Pūhoro STEMM Academy university students are again keen to head into the workplace as summer interns later this year, with sponsorship from the Our Land and Water National Science Challenge.
Our Land and Water encourages our partners and industry stakeholders to consider whether there may be internship opportunities within your organisation or land and water research.
Students are looking for a range of opportunities in the following areas:
Food innovation | Environmental sciences | Agri-science | Land management | Mātauranga Māori | Agritech | Economics | Environmental psychology | Science communication | Social science
Pūhoro is a complete STEMM (science, technology, engineering, mathematics, mātauranga) pipeline for young Māori that supports engagement from secondary school through tertiary education and into employment. Pūhoro seeks to increase and improve Māori STEM engagement that will lead to improved diversity and mātauranga Māori expertise across the STEM landscape.
Programmes like Pūhoro are critically important. We face more complex challenges than ever before, and the solutions are more than likely to require STEM expertise. Almost all future jobs will require some STEM knowledge. Māori are estimated to be 30% of the workforce by 2030, but currently represent less than 2% of the scientific workforce. It is more important than ever to ensure Māori have opportunities to develop STEM skills.
Pūhoro STEM Academy director Naomi Manu says the internship programme strengthens the long-term skills pipeline from secondary schools into tertiary education, then the workforce. “This programme enables students to discover their passions and to work in new and exciting STEM environments while being mentored by people who are committed to building Māori capability in STEM.”
Intern hosts are expected to host a minimum of two scholars, and ensure supervisor attendance at events (Supervisor Wānanga and Pō Whakanui). Host organisations will also need a regime for the protection of mātauranga Māori within the research project and, if applicable, support IP provisions for Pūhoro scholars.
The scholar stipend is $7000 per scholar from the host organisation, and Our Land and Water will contribute a further $3000 per scholar.
Last summer Our Land and Water sponsored 12 Pūhoro university students to summer as interns with organisations including Wai Wānaka, AgResearch, Lincoln Agritech and Plant & Food Research.
Alice Boyd (Ngāti Porou) is completing her Bachelor of Science (Biochemistry and Molecular Genetics) at Massey University. Last summer she interned with Plant & Food Research, working on the rapid evaluation of pollen fertility within a Limonium breeding programme.

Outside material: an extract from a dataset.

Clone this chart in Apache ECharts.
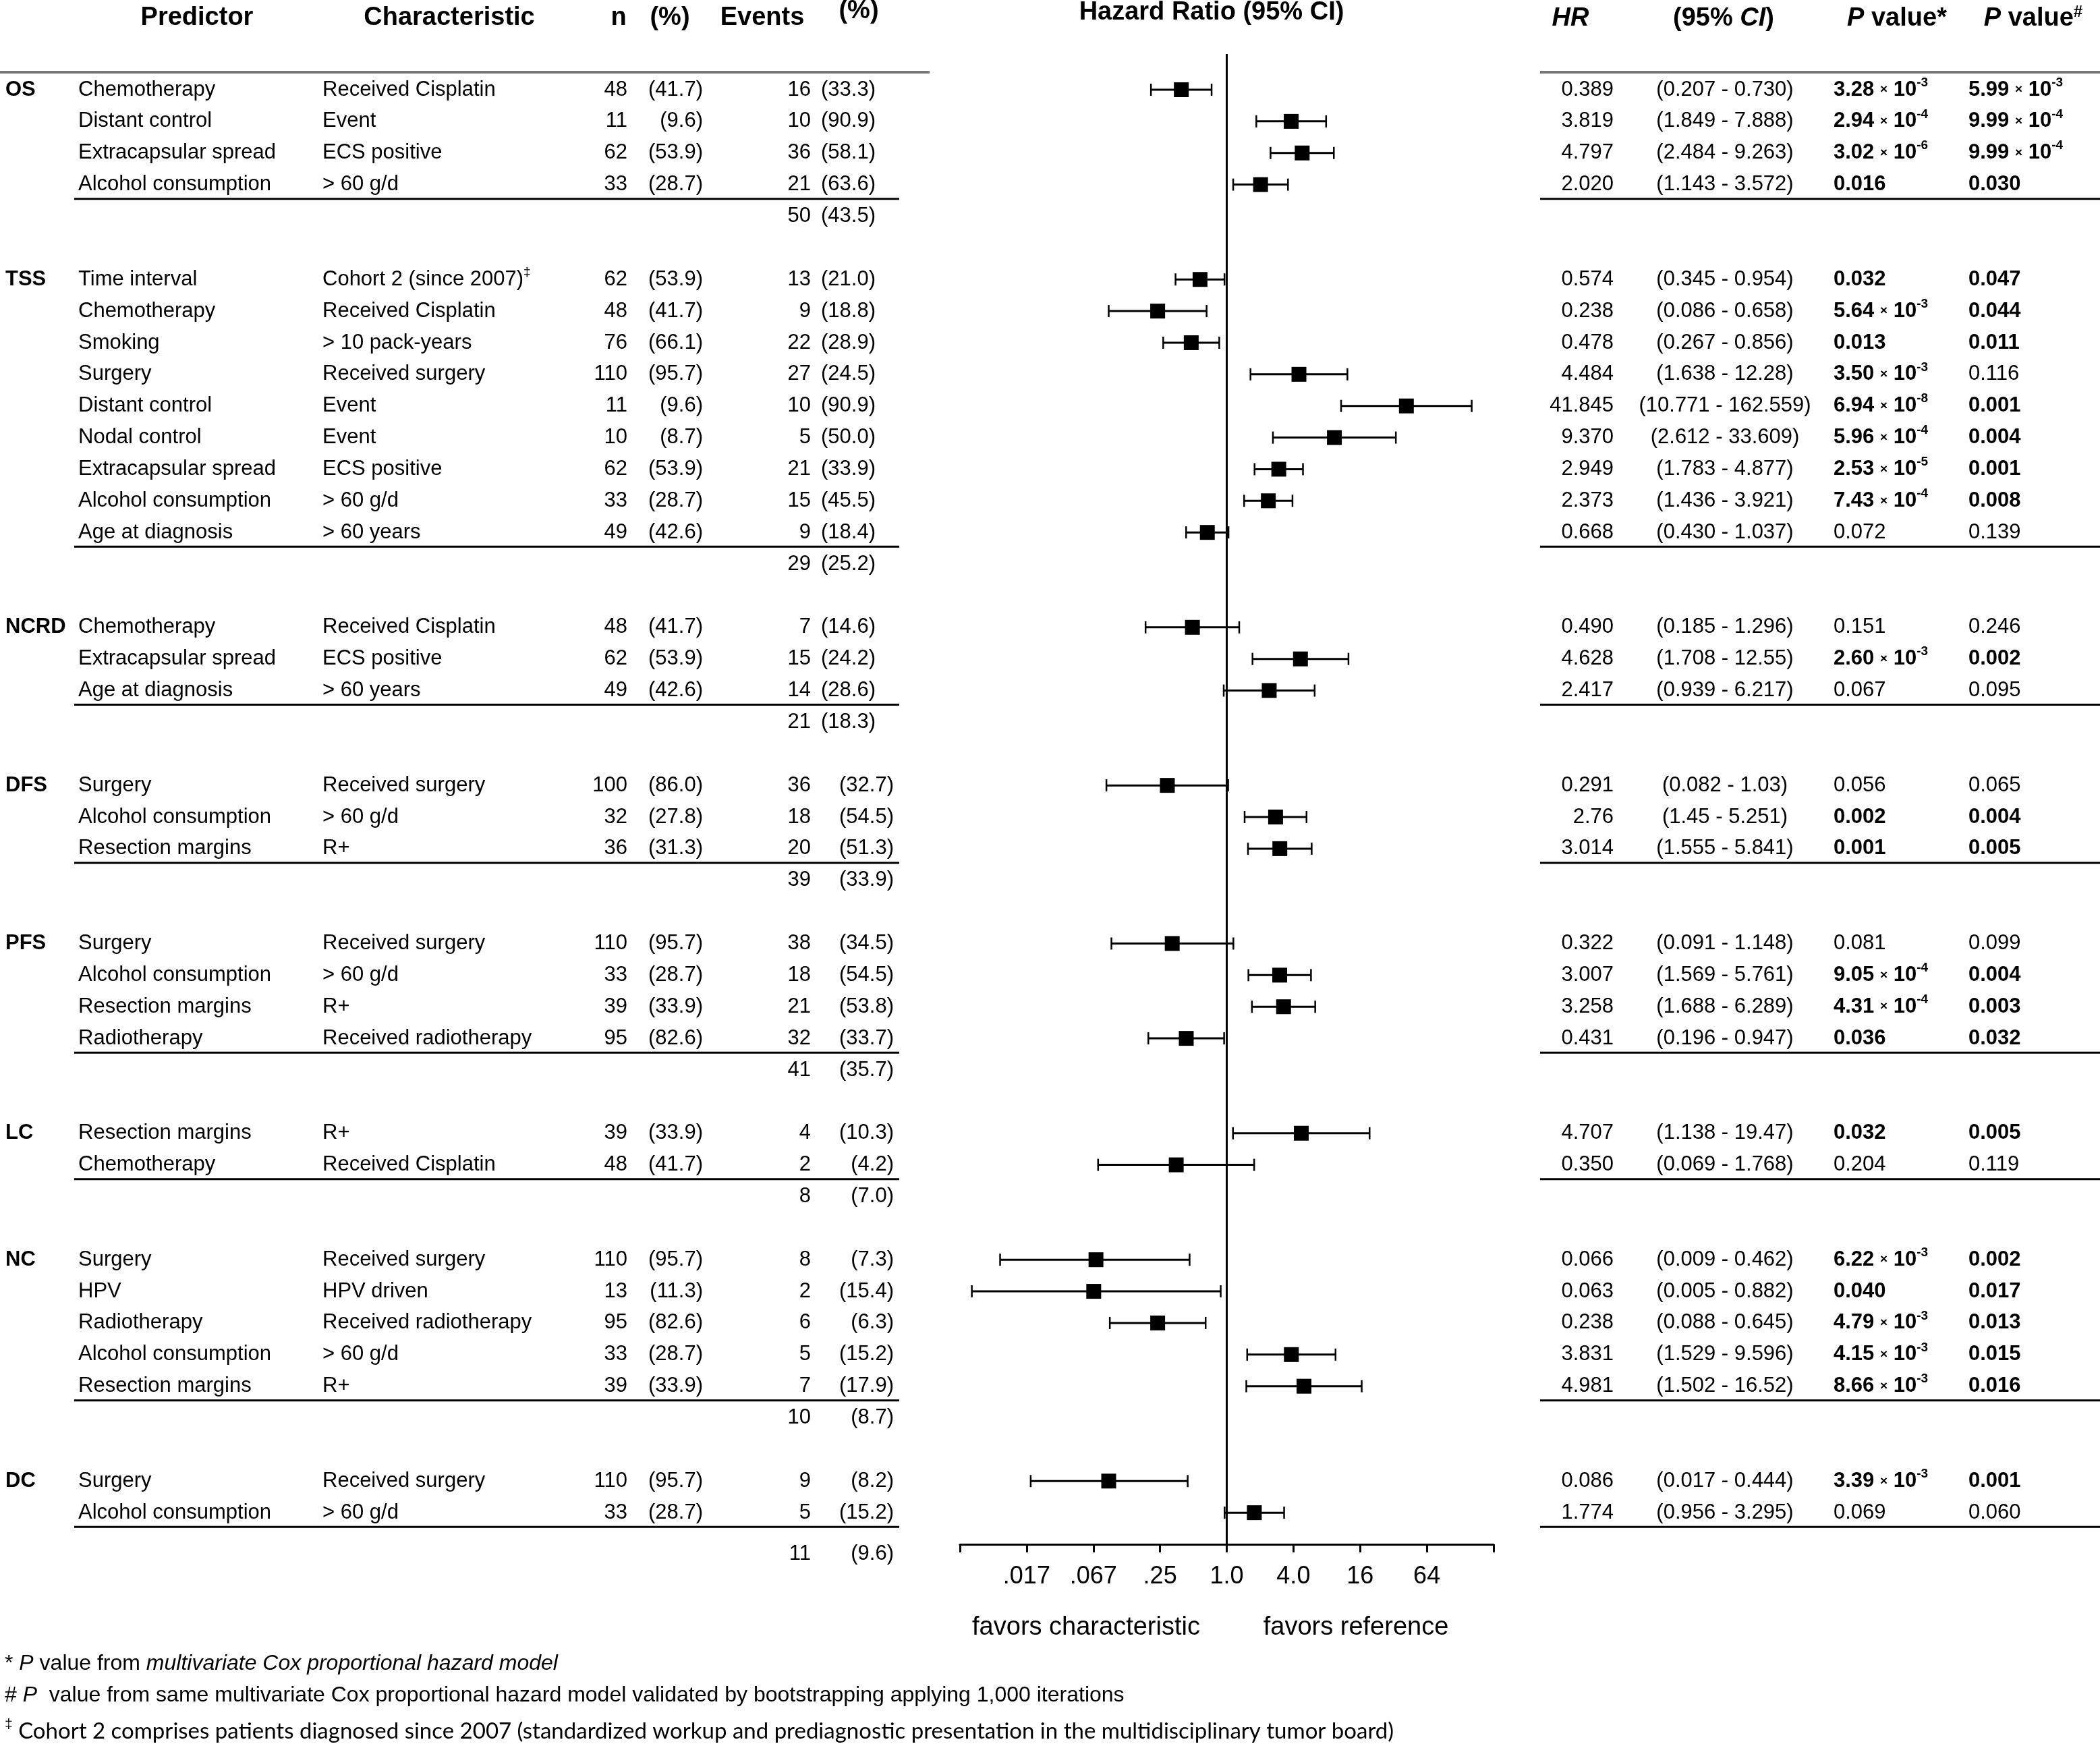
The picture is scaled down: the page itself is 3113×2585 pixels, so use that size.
<!DOCTYPE html>
<html><head><meta charset="utf-8">
<script src="https://cdn.jsdelivr.net/npm/echarts@6/dist/echarts.min.js"></script>
<style>html,body{margin:0;padding:0;background:#fff}#c{width:3113px;height:2585px}</style>
</head><body><div id="c"></div><script>
// ---------------- DATA ----------------
const groups = ['OS','TSS','NCRD','DFS','PFS','LC','NC','DC'];
const groupSizes = [4,9,3,3,4,2,5,2];
const groupEvents = ['50','29','21','39','41','8','10','11'];
const groupEventsPct = ['43.5','25.2','18.3','33.9','35.7','7.0','8.7','9.6'];

const predictors = [
 'Chemotherapy','Distant control','Extracapsular spread','Alcohol consumption',
 'Time interval','Chemotherapy','Smoking','Surgery','Distant control','Nodal control','Extracapsular spread','Alcohol consumption','Age at diagnosis',
 'Chemotherapy','Extracapsular spread','Age at diagnosis',
 'Surgery','Alcohol consumption','Resection margins',
 'Surgery','Alcohol consumption','Resection margins','Radiotherapy',
 'Resection margins','Chemotherapy',
 'Surgery','HPV','Radiotherapy','Alcohol consumption','Resection margins',
 'Surgery','Alcohol consumption'
];
const characteristics = [
 'Received Cisplatin','Event','ECS positive','> 60 g/d',
 'Cohort 2 (since 2007)‡','Received Cisplatin','> 10 pack-years','Received surgery','Event','Event','ECS positive','> 60 g/d','> 60 years',
 'Received Cisplatin','ECS positive','> 60 years',
 'Received surgery','> 60 g/d','R+',
 'Received surgery','> 60 g/d','R+','Received radiotherapy',
 'R+','Received Cisplatin',
 'Received surgery','HPV driven','Received radiotherapy','> 60 g/d','R+',
 'Received surgery','> 60 g/d'
];
const nCount = ['48','11','62','33', '62','48','76','110','11','10','62','33','49', '48','62','49', '100','32','36', '110','33','39','95', '39','48', '110','13','95','33','39', '110','33'];
const nPct = ['41.7','9.6','53.9','28.7', '53.9','41.7','66.1','95.7','9.6','8.7','53.9','28.7','42.6', '41.7','53.9','42.6', '86.0','27.8','31.3', '95.7','28.7','33.9','82.6', '33.9','41.7', '95.7','11.3','82.6','28.7','33.9', '95.7','28.7'];
const events = ['16','10','36','21', '13','9','22','27','10','5','21','15','9', '7','15','14', '36','18','20', '38','18','21','32', '4','2', '8','2','6','5','7', '9','5'];
const eventsPct = ['33.3','90.9','58.1','63.6', '21.0','18.8','28.9','24.5','90.9','50.0','33.9','45.5','18.4', '14.6','24.2','28.6', '32.7','54.5','51.3', '34.5','54.5','53.8','33.7', '10.3','4.2', '7.3','15.4','6.3','15.2','17.9', '8.2','15.2'];
const hr = ['0.389','3.819','4.797','2.020', '0.574','0.238','0.478','4.484','41.845','9.370','2.949','2.373','0.668', '0.490','4.628','2.417', '0.291','2.76','3.014', '0.322','3.007','3.258','0.431', '4.707','0.350', '0.066','0.063','0.238','3.831','4.981', '0.086','1.774'];
const ciLow = ['0.207','1.849','2.484','1.143', '0.345','0.086','0.267','1.638','10.771','2.612','1.783','1.436','0.430', '0.185','1.708','0.939', '0.082','1.45','1.555', '0.091','1.569','1.688','0.196', '1.138','0.069', '0.009','0.005','0.088','1.529','1.502', '0.017','0.956'];
const ciHigh = ['0.730','7.888','9.263','3.572', '0.954','0.658','0.856','12.28','162.559','33.609','4.877','3.921','1.037', '1.296','12.55','6.217', '1.03','5.251','5.841', '1.148','5.761','6.289','0.947', '19.47','1.768', '0.462','0.882','0.645','9.596','16.52', '0.444','3.295'];
const pCox = ['3.28e-3','2.94e-4','3.02e-6','0.016', '0.032','5.64e-3','0.013','3.50e-3','6.94e-8','5.96e-4','2.53e-5','7.43e-4','0.072', '0.151','2.60e-3','0.067', '0.056','0.002','0.001', '0.081','9.05e-4','4.31e-4','0.036', '0.032','0.204', '6.22e-3','0.040','4.79e-3','4.15e-3','8.66e-3', '3.39e-3','0.069'];
const pBoot = ['5.99e-3','9.99e-4','9.99e-4','0.030', '0.047','0.044','0.011','0.116','0.001','0.004','0.001','0.008','0.139', '0.246','0.002','0.095', '0.065','0.004','0.005', '0.099','0.004','0.003','0.032', '0.005','0.119', '0.002','0.017','0.013','0.015','0.016', '0.001','0.060'];
const axisTickLabels = ['', '.017', '.067', '.25', '1.0', '4.0', '16', '64', ''];

// ---------------- LAYOUT ----------------
const W = 3113, H = 2585;
const ROW0 = 133, STEP = 46.87;
const FONT = '"Liberation Sans", Arial, Helvetica, sans-serif';
const FS = 31, HFS = 38;
const COL = {group:8, pred:116, chr:478, nR:930, nPctR:1042, evR:1202, hrR:2392, ciC:2557, p1L:2718, p2L:2918};
const evPctR = [1298,1298,1298,1325,1325,1325,1325,1325];
const RULE_L = [110,1333], RULE_R = [2283,3113];
const FOREST = {left:1423, right:2214, top:80, bottom:2289};
const LAST_TOTAL_SHIFT = 0.3;

// row indices
const rowIdx = [], rowGroup = [], totalIdx = [], groupStart = [], groupEnd = [];
(function(){
  let r = 0;
  groups.forEach((g, gi) => {
    groupStart.push(r);
    for (let j = 0; j < groupSizes[gi]; j++) { rowIdx.push(r); rowGroup.push(gi); r++; }
    groupEnd.push(r - 1);
    totalIdx.push(r + (gi === groups.length - 1 ? LAST_TOTAL_SHIFT : 0));
    r += 2;
  });
})();

const rich = {
  n:  {fontSize:FS, fontFamily:FONT, lineHeight:40, color:'#000'},
  b:  {fontSize:FS, fontFamily:FONT, fontWeight:'bold', lineHeight:40, color:'#000'},
  nx: {fontSize:19, fontFamily:FONT, color:'#000'},
  bx: {fontSize:19, fontFamily:FONT, fontWeight:'bold', color:'#000'},
  ns: {fontSize:19, fontFamily:FONT, lineHeight:19, verticalAlign:'top', color:'#000'},
  bs: {fontSize:19, fontFamily:FONT, fontWeight:'bold', lineHeight:19, verticalAlign:'top', color:'#000'}
};
function pText(s) {
  const w = parseFloat(s) < 0.05 ? 'b' : 'n';
  if (s.indexOf('e') >= 0) {
    const parts = s.split('e');
    return '{' + w + '|' + parts[0] + ' }{' + w + 'x|×}{' + w + '| 10}{' + w + 's|' + parts[1] + '}';
  }
  return '{' + w + '|' + s + '}';
}
function charText(s) {
  if (s.indexOf('‡') >= 0) return '{n|' + s.replace('‡','') + '}{ns|‡}';
  return '{n|' + s + '}';
}

// cells for the table
const cells = [];
function addText(x, row, text, align, bold) { cells.push({kind:'text', x:x, row:row, text:text, align:align, bold:!!bold}); }
function addRich(x, row, text, align) { cells.push({kind:'rich', x:x, row:row, text:text, align:align}); }
groups.forEach((g, gi) => {
  addText(COL.group, groupStart[gi], g, 'left', true);
  addText(COL.evR, totalIdx[gi], groupEvents[gi], 'right');
  addText(evPctR[gi], totalIdx[gi], '(' + groupEventsPct[gi] + ')', 'right');
  cells.push({kind:'rule', x:RULE_L[0], x2:RULE_L[1], row:groupEnd[gi] + 0.45});
  cells.push({kind:'rule', x:RULE_R[0], x2:RULE_R[1], row:groupEnd[gi] + 0.45});
});
predictors.forEach((p, i) => {
  const r = rowIdx[i];
  addText(COL.pred, r, p, 'left');
  addRich(COL.chr, r, charText(characteristics[i]), 'left');
  addText(COL.nR, r, nCount[i], 'right');
  addText(COL.nPctR, r, '(' + nPct[i] + ')', 'right');
  addText(COL.evR, r, events[i], 'right');
  addText(evPctR[rowGroup[i]], r, '(' + eventsPct[i] + ')', 'right');
  addText(COL.hrR, r, hr[i], 'right');
  addText(COL.ciC, r, '(' + ciLow[i] + ' - ' + ciHigh[i] + ')', 'center');
  addRich(COL.p1L, r, pText(pCox[i]), 'left');
  addRich(COL.p2L, r, pText(pBoot[i]), 'left');
});

const forestData = hr.map((v, i) => [parseFloat(v), parseFloat(ciLow[i]), parseFloat(ciHigh[i]), rowIdx[i]]);

// ---------------- CHART ----------------
const chart = echarts.init(document.getElementById('c'), null, {renderer:'canvas', width:W, height:H});

const hdrStyle = {fontSize:HFS, fontWeight:'bold', fontFamily:FONT, fill:'#000', verticalAlign:'middle'};
const hRich = {
  b:  {fontSize:HFS, fontWeight:'bold', fontFamily:FONT, color:'#000', lineHeight:44},
  bi: {fontSize:HFS, fontWeight:'bold', fontStyle:'italic', fontFamily:FONT, color:'#000', lineHeight:44},
  bs: {fontSize:24, fontWeight:'bold', fontFamily:FONT, color:'#000', lineHeight:24, verticalAlign:'top'}
};
function hdr(text, x, y, align) {
  return {type:'text', x:x, y:y, silent:true, style:Object.assign({}, hdrStyle, {text:text, align:align || 'center', rich:hRich})};
}
const fRich = {
  n: {fontSize:32, fontFamily:FONT, color:'#000', lineHeight:38},
  i: {fontSize:32, fontFamily:FONT, fontStyle:'italic', color:'#000', lineHeight:38},
  c: {fontSize:33, fontFamily:'Lato, "Liberation Sans", sans-serif', color:'#000', lineHeight:40},
  s: {fontSize:21, fontFamily:FONT, color:'#000', lineHeight:21, verticalAlign:'top'}
};
function foot(text, y) {
  return {type:'text', x:7, y:y, silent:true, style:{text:text, rich:fRich, align:'left', verticalAlign:'middle', fontSize:32, fontFamily:FONT, fill:'#000'}};
}

const option = {
  animation:false,
  backgroundColor:'#fff',
  grid:[
    {left:FOREST.left, top:FOREST.top, width:FOREST.right - FOREST.left, height:FOREST.bottom - FOREST.top, containLabel:false},
    {left:0, top:0, width:W, height:H, containLabel:false}
  ],
  xAxis:[
    {type:'log', logBase:4, gridIndex:0, min:1/256, max:256, splitNumber:8,
     axisLine:{show:true, onZero:false, lineStyle:{color:'#000', width:3}},
     axisTick:{show:true, length:12, inside:false, lineStyle:{color:'#000', width:3}},
     axisLabel:{show:true, interval:0, margin:30, fontSize:36, color:'#000', fontFamily:FONT, showMinLabel:true, showMaxLabel:true,
       formatter:function(v){ const k = Math.round(Math.log(v) / Math.log(4)) + 4; return axisTickLabels[k] || ''; }},
     splitLine:{show:false}},
    {type:'value', gridIndex:1, min:0, max:W, show:false}
  ],
  yAxis:[
    {type:'value', gridIndex:0, inverse:true, min:(FOREST.top - ROW0) / STEP, max:(FOREST.bottom - ROW0) / STEP, show:false},
    {type:'value', gridIndex:1, inverse:true, min:-ROW0 / STEP, max:(H - ROW0) / STEP, show:false}
  ],
  series:[
    {type:'line', xAxisIndex:0, yAxisIndex:0, data:[], silent:true,
     markLine:{silent:true, symbol:'none', animation:false, label:{show:false},
       lineStyle:{color:'#000', width:3, type:'solid'}, data:[{xAxis:1}]}},
    {type:'custom', xAxisIndex:0, yAxisIndex:0, data:forestData, encode:{x:[0,1,2], y:3}, silent:true, clip:false,
     renderItem:function(params, api){
       const y = api.value(3);
       const c = api.coord([api.value(0), y]);
       const lo = api.coord([api.value(1), y]);
       const hi = api.coord([api.value(2), y]);
       const cap = 9, half = 11;
       const st = {stroke:'#000', lineWidth:3};
       return {type:'group', children:[
         {type:'line', shape:{x1:lo[0], y1:lo[1], x2:hi[0], y2:hi[1]}, style:st},
         {type:'line', shape:{x1:lo[0], y1:lo[1]-cap, x2:lo[0], y2:lo[1]+cap}, style:{stroke:'#000', lineWidth:2.5}},
         {type:'line', shape:{x1:hi[0], y1:hi[1]-cap, x2:hi[0], y2:hi[1]+cap}, style:{stroke:'#000', lineWidth:2.5}},
         {type:'rect', shape:{x:c[0]-half, y:c[1]-half, width:2*half, height:2*half}, style:{fill:'#000'}}
       ]};
     }},
    {type:'custom', xAxisIndex:1, yAxisIndex:1, silent:true, clip:false,
     data:cells.map(function(c){ return [c.x, c.row]; }),
     renderItem:function(params, api){
       const c = cells[params.dataIndex];
       const p = api.coord([api.value(0), api.value(1)]);
       if (c.kind === 'rule') {
         const p2 = api.coord([c.x2, api.value(1)]);
         return {type:'line', shape:{x1:p[0], y1:p[1], x2:p2[0], y2:p2[1]}, style:{stroke:'#000', lineWidth:3}};
       }
       if (c.kind === 'rich') {
         return {type:'text', x:p[0], y:p[1], style:{text:c.text, rich:rich, align:c.align, verticalAlign:'middle', fontSize:FS, fontFamily:FONT, fill:'#000'}};
       }
       return {type:'text', x:p[0], y:p[1], style:{text:c.text, align:c.align, verticalAlign:'middle', fontSize:FS, fontWeight:c.bold ? 'bold' : 'normal', fontFamily:FONT, fill:'#000'}};
     }}
  ],
  graphic:[
    hdr('Predictor', 292, 27),
    hdr('Characteristic', 666, 27),
    hdr('n', 917, 27),
    hdr('(%)', 993, 27),
    hdr('Events', 1130, 27),
    hdr('(%)', 1273, 17),
    hdr('Hazard Ratio (95% CI)', 1796, 19),
    hdr('{bi|HR}', 2328, 28),
    hdr('{b|(95% }{bi|CI}{b|)}', 2555, 28),
    hdr('{bi|P}{b| value*}', 2812, 28),
    hdr('{bi|P}{b| value}{bs|#}', 3014, 28),
    {type:'line', silent:true, shape:{x1:0, y1:107, x2:1378, y2:107}, style:{stroke:'#777', lineWidth:4}},
    {type:'line', silent:true, shape:{x1:2283, y1:107, x2:W, y2:107}, style:{stroke:'#777', lineWidth:4}},
    {type:'text', x:1610, y:2413, silent:true, style:{text:'favors characteristic', align:'center', verticalAlign:'middle', fontSize:38, fontFamily:FONT, fill:'#000'}},
    {type:'text', x:2010, y:2413, silent:true, style:{text:'favors reference', align:'center', verticalAlign:'middle', fontSize:38, fontFamily:FONT, fill:'#000'}},
    foot('{n|* }{i|P}{n| value from }{i|multivariate Cox proportional hazard model}', 2466),
    foot('{n|# }{i|P}{n|  value from same multivariate Cox proportional hazard model validated by bootstrapping applying 1,000 iterations}', 2513),
    foot('{s|‡}{c| Cohort 2 comprises patients diagnosed since 2007 (standardized workup and prediagnostic presentation in the multidisciplinary tumor board)}', 2566)
  ]
};
chart.setOption(option);
</script></body></html>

“Prior to my internship at Plant & Food Research, I had absolutely no knowledge in the fields of plant biology and plant breeding,” says Alice. “I fell in love with plants and from here picked up (and actually did surprisingly well) in some plant-based University papers. I have enjoyed going to work every day so very much, I can’t help but smile when I walk through the doors every morning.”
Aaliyah Pakau-Timoti (Ngāti Tūwharetoa) is doing a Bachelor of Animal Science (Breeding and Genetics) degree at Massey University. Last summer with Wai Wānaka she contributed to the development of a monitoring programme to understand the current populations of the endemic long-finned tuna (eel) Anguilla dieffienbachii in Lake Wānaka and Lake Hawea.
“I gained helpful skills, operating computer software that allowed me to graph, map and coordinate data on tuna,” says Aaliyah. “I enjoyed learning about the concept of eDNA and how to sample using eDNA. I now feel confident enough to run a project on my own and lead a project with a team.”
Isabella Rewiri Wharerau (Ngāpuhi) is undertaking a joint degree: a Bachelor of Health (Māori Health) and a Bachelor of Commerce (Finance). Hosted by AgResearch, Isabella undertook sample testing at the source of the Manawatū River through a shared kaupapa approach.
“Having the opportunity to build connections with local hapū, and being able to apply learnings from my degree to this mahi is something I really enjoyed,” says Isabella. “It will definitely affect my future career considerations moving forward.”